Büyüdün ve mutlaka bir seyler oldun.

Belki çoluk çocukla oyalandin, belki sokak sokak aval aval dolandin, belki her gün milyonlarca lira kazandin, belki üç bes kurus için çirpindin, paralandin.
Belki kitaplarin arasinda geceledin, belki de içki masasinda sabahladin.
Belki kus gibi süzüldün, belki yilan gibi süründün.

Oyalandin yahut dolandin, kazandin yahut paralandin, geceledin yahut sabahladin, süzüldün yahut süründün.
Ama herkes gibi dünyayla birlikte günesin etrafinda bedavadan birkaç tur attin.
Belki yirmi, belki otuz tur. Belki altmis, belki yetmis tur...
Ve sen iyi bilirsin ki bu yolculugu ilanihaye sürdüren yoktur.
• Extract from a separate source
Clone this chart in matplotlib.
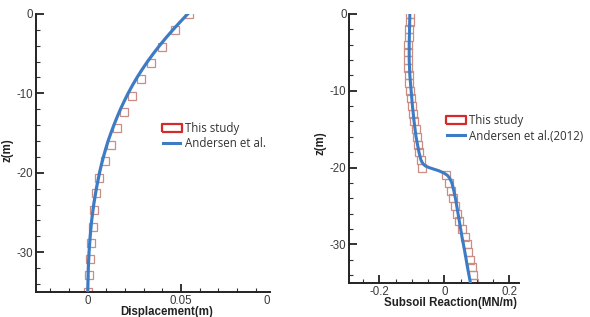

Son istasyona yaklastin...

Inise geçtiginin farkindasin. Turlarin sayisina paralel olarak ortaya çikan incecik fenerler, sana son istasyonu hatirlatirlar beyaz beyaz...
Ilk basta görmemezlikten gelirsin bu ugursuz trafik isaretlerini. Hatta dayanamayip sökersin yerinden bir kaç tanesini...
Ancak gün gelir sökmekle basedemezsin, siyaha, yahut kumrala boyamaya çalisirsin.

Beyaz beyaz alevlenen sadece saçlarin degildir.
Tüm vücudun için için yanmaktadir.
Vücudunda basgösteren arizalar gün gelir tamir edilemez olur. Tamirciler, sana sahte umutlar verirler... Kesip biçer, söküp takistirirlar.

Nihayet, beklemedigin gün gelir.

Halbuki hayatin boyunca hep beklemistin.
Büyümeyi, okul bitirmeyi, basarili olmayi, is güç sahibi olmayi, evlenmeyi, çoluk çocuk sahibi olmayi, çocuklarinin büyümesini, okul bitirmesini basarili olmasini...
Hep beklemistin, önce kendin için, sonra çocuklarin için !
Daha uzun yasadiysan bu sefer ayni seyleri torunlarin için...
Ama hep bekledin. Bir bekledigin gerçeklesince baska bir seyleri bekledin... Beklemekle geçti hayatin...

Çok gariptir ki yüzde yüz karsilasacagini bildigin seyi hiç beklemedin.
Düsünmek bile istemedin.
Son istasyona yaklastigini hissettikçe trene daha bir yapistin.
Kiradaki evlerine ve dükkanlarina zam üstüne zam yaptin.
Bankadaki paralarini daha da çogaltmanin hirsiyla geceleri uykunu kaçirdin.
Yoksullara yardimi düsünmedin. Bazan üç bes kurusu yahut eskimis bir elbiseyi verdinse de minnet ettin. Yoksulu küçük gördün, kendini yücelttin.

Son istasyona varan arkadaslarinin ve akrabalarinin gidisini hüzünle seyrettin.
Arada bir bu ayrilislar olmasa son istasyonu aklina hiç getirmeyecektin...
Trenin son düdügünü çalacagi günün korkusuyla komplekslere girdin. Bunaldin, çevrendekileri bunalttin.

Sonunda herkes gibi ÖLDÜN...

Niçin dogdugunu, nereden gelip nereye gittigini, hayatin gerçek amacini, ölümün anlamini ve ölümden sonrasini merak etmeden bu dünyaya gelip gittin.
Hamam böcegi, kertenkele ve evinde besledigin minnos kedi de yasamlari boyunca bunlari merak etmediler.

Senin onlara, yahut onlarin sana hayli benzedigini söylesem bunun sebebini de merak etmezsin sanirim!